Rajender Pal told me about a special puja (religious ritual), called "Vishava Karma puja", which is performed by all craftspeople once a year. On this day, they clean all their equipment and tools and do no work. Their tools are offered to God in recognition of the gift bestowed on them. He related a wisdom revealed by the poet/saint, Kabir, who likens the forming of a person's character to the forming of a ghada by the potter. One hand is supporting the inside, while the other beats the outside. As a result the pot swells in size and becomes rounded. It has strength, but is very light. Likewise the man.

Ram Kishan is the eldest brother. He says the least, but makes the most pots. He is the master and likes to show me his oil-lamps and chenaris, drawing my attention to the well-executed cut decoration.

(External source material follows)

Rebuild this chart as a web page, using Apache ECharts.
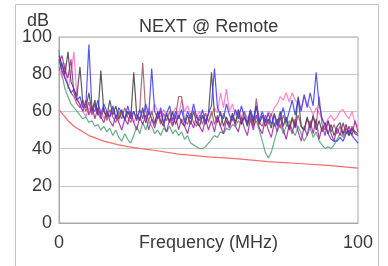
<!DOCTYPE html>
<html>
<head>
<meta charset="utf-8">
<script src="https://cdn.jsdelivr.net/npm/echarts@6/dist/echarts.min.js"></script>
<style>
  html, body { margin: 0; padding: 0; background: #fff; }
  #chart { width: 388px; height: 266px; }
</style>
</head>
<body>
<div id="chart"></div>
<script>
// frequency axis 0..100 MHz, one point per MHz
var freqs = [];
for (var f = 0; f <= 100; f++) freqs.push(f);

var yTicks = [0, 20, 40, 60, 80, 100];

// limit line, [MHz, dB]
var limitLine = [[0,61],[1,59],[2,57],[3,55],[5,52],[7,50],[10,47],[15,44],[20,42],[25,40.5],[30,39.5],[40,37],[50,35.5],[60,34.5],[70,33],[80,32],[90,31],[100,29.5]];

var greenPair = [93,80,72,68,64,62,60,58,56,57,54,55,52,53,50,52,49,51,47,50,46,44,48,45,43,47,52,48,54,50,55,52,48,50,47,51,49,52,48,50,47,49,45,47,43,42,41,40,40,41,43,45,47,46,49,48,51,50,53,52,55,53,57,54,58,52,55,50,44,38,35,38,44,50,53,48,52,55,50,47,52,48,44,47,51,46,49,44,42,40,41,40,42,45,48,46,49,47,50,49,48];
var bluePair = [88,82,78,74,70,72,66,68,62,64,96,62,60,66,58,64,60,57,63,56,62,59,56,63,57,60,55,61,56,64,58,83,60,56,62,54,59,63,55,60,56,61,54,60,56,64,57,55,61,54,59,63,83,62,58,56,64,58,55,61,56,63,57,54,61,56,63,55,60,54,59,53,58,52,57,62,54,60,66,58,67,60,69,62,70,63,81,64,56,52,48,45,44,44,46,44,48,50,47,45,43];
var blackPair = [90,85,80,92,76,72,68,84,64,62,70,60,66,58,82,60,57,66,58,63,56,61,55,60,56,81,58,55,62,54,60,56,53,60,55,52,59,54,60,53,58,54,52,58,53,60,54,52,58,53,59,81,58,54,60,52,57,53,59,54,61,53,57,52,60,54,63,53,58,52,56,51,59,53,60,52,57,50,56,51,68,52,50,57,51,58,50,55,49,54,48,53,47,52,54,48,53,47,51,48,47];
var purplePair = [86,90,82,78,88,70,66,64,60,66,58,63,56,62,57,54,60,55,52,58,54,50,56,53,60,54,50,57,53,58,50,56,51,57,60,53,49,56,52,58,50,56,52,48,55,51,58,52,49,56,50,55,49,57,52,48,55,51,58,52,49,57,51,47,56,50,58,51,48,56,50,46,54,49,57,50,45,53,48,56,49,44,52,47,55,48,56,45,52,47,55,48,44,51,47,54,48,52,47,55,49];
var pinkPair = [84,78,86,72,80,92,68,63,60,57,62,59,64,58,61,56,60,57,62,58,55,59,56,60,57,54,58,56,60,57,62,58,64,60,57,61,58,55,59,62,58,66,60,63,58,61,57,60,56,59,55,58,62,59,70,62,72,60,64,58,61,57,60,56,59,55,58,54,57,55,60,58,62,64,68,66,70,65,70,66,64,62,68,64,62,58,62,59,56,53,56,58,55,57,60,61,58,56,60,54,52];
var brownPair = [82,86,78,74,70,68,64,62,66,60,65,58,64,59,56,62,55,61,57,54,60,56,62,57,54,60,56,61,86,60,55,60,54,59,53,59,55,60,53,57,68,68,55,53,59,54,52,58,53,59,54,60,53,58,52,59,55,52,58,53,59,54,60,53,57,52,67,54,52,58,53,59,52,56,51,58,53,51,57,52,58,52,50,56,51,57,52,68,53,50,55,49,53,48,52,47,51,48,52,49,48];

function pairs(vals) {
    return vals.map(function (v, i) { return [freqs[i], v]; });
}

function trace(name, vals, color) {
    return {
        name: name,
        type: 'line',
        data: pairs(vals),
        symbol: 'none',
        silent: true,
        lineStyle: { color: color, width: 1.2, opacity: 0.85 }
    };
}

var textColor = '#3a3a3a';
var fontFam = '"Liberation Sans", Arial, sans-serif';

var myChart = echarts.init(document.getElementById('chart'));
var option = {
    animation: false,
    backgroundColor: '#fff',
    title: {
        text: 'NEXT @ Remote',
        left: 134,
        top: 13,
        textStyle: { color: textColor, fontSize: 18, fontWeight: 'normal', fontFamily: fontFam }
    },
    graphic: [
        {
            type: 'rect',
            shape: { x: 15.5, y: 4.5, width: 363, height: 280 },
            style: { fill: null, stroke: '#c4c4c4', lineWidth: 1 },
            silent: true
        },
        {
            type: 'text',
            left: 27,
            top: 12,
            style: { text: 'dB', fill: textColor, fontSize: 18, fontFamily: fontFam }
        }
    ],
    grid: {
        left: 59, right: 30, top: 37, bottom: 43,
        containLabel: false,
        outerBoundsMode: 'none',
        show: true, borderColor: '#a8a8a8', borderWidth: 1
    },
    xAxis: {
        type: 'value',
        min: 0, max: 100, interval: 100,
        name: 'Frequency (MHz)',
        nameLocation: 'middle',
        nameGap: 11,
        nameMoveOverlap: false,
        nameTextStyle: { color: textColor, fontSize: 18, fontFamily: fontFam, verticalAlign: 'top' },
        axisLine: { show: true, lineStyle: { color: '#a8a8a8' } },
        axisTick: { show: false },
        splitLine: { show: false },
        axisLabel: { color: textColor, fontSize: 18, fontFamily: fontFam, margin: 11 }
    },
    yAxis: {
        type: 'value',
        min: yTicks[0], max: yTicks[yTicks.length - 1], interval: 20,
        axisLine: { show: true, lineStyle: { color: '#a8a8a8' } },
        axisTick: { show: false },
        splitLine: { show: true, lineStyle: { color: '#c8c8c8', width: 1 } },
        axisLabel: { color: textColor, fontSize: 18, fontFamily: fontFam, margin: 7 }
    },
    series: [
        {
            name: 'limit',
            type: 'line',
            data: limitLine,
            symbol: 'none',
            silent: true,
            lineStyle: { color: '#ff6a6a', width: 1.2 }
        },
        trace('green', greenPair, '#4fa070'),
        trace('pink', pinkPair, '#ff70c8'),
        trace('brown', brownPair, '#a05060'),
        trace('black', blackPair, '#404040'),
        trace('blue', bluePair, '#3838ff'),
        trace('purple', purplePair, '#a020a8')
    ]
};
myChart.setOption(option);
</script>
</body>
</html>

During my visit, I am welcomed warmly and given lots of cups of tea and Indian sweets. I look around their pottery and am impressed by how spick and span it looks. Inwardly, I vow to raise our own standard at Fish Pottery. Rajmal shows me his electric wheel, which he has sunk into the ground to be at the same level as the traditional Indian wheel. He's the only local potter I know that has an electric wheel. In buckets, there's 'Giru' or 'Geru' which is a red terrasigilata, obtained from one location. In another bucket there's white slip from another location. It is used for decoration, which is done with a free hand and done lighteningly fast by the wives and daughters. Two clays are combined to produce their excellent throwing body. In the kiln area, they build their bonfires/open smoke kilns. Cow dung, dry grasses, and pine bask are used to fire their pots. Blackware is produced by firing the pots inside an oil drum along with combustibles.

As we go around, I ask them if they are the butt of any jokes knowing that in India, potters have a reputation of being short of a rupee upstairs. This provokes much laughter and they agree its true. In Kangra a person who doesn't know anything is called 'mitti ka madho' - man of clay."

A trip to Kangra would take at least five days, as the distance to be traveled is five hundred kilometers .It is possible to go by road or by train.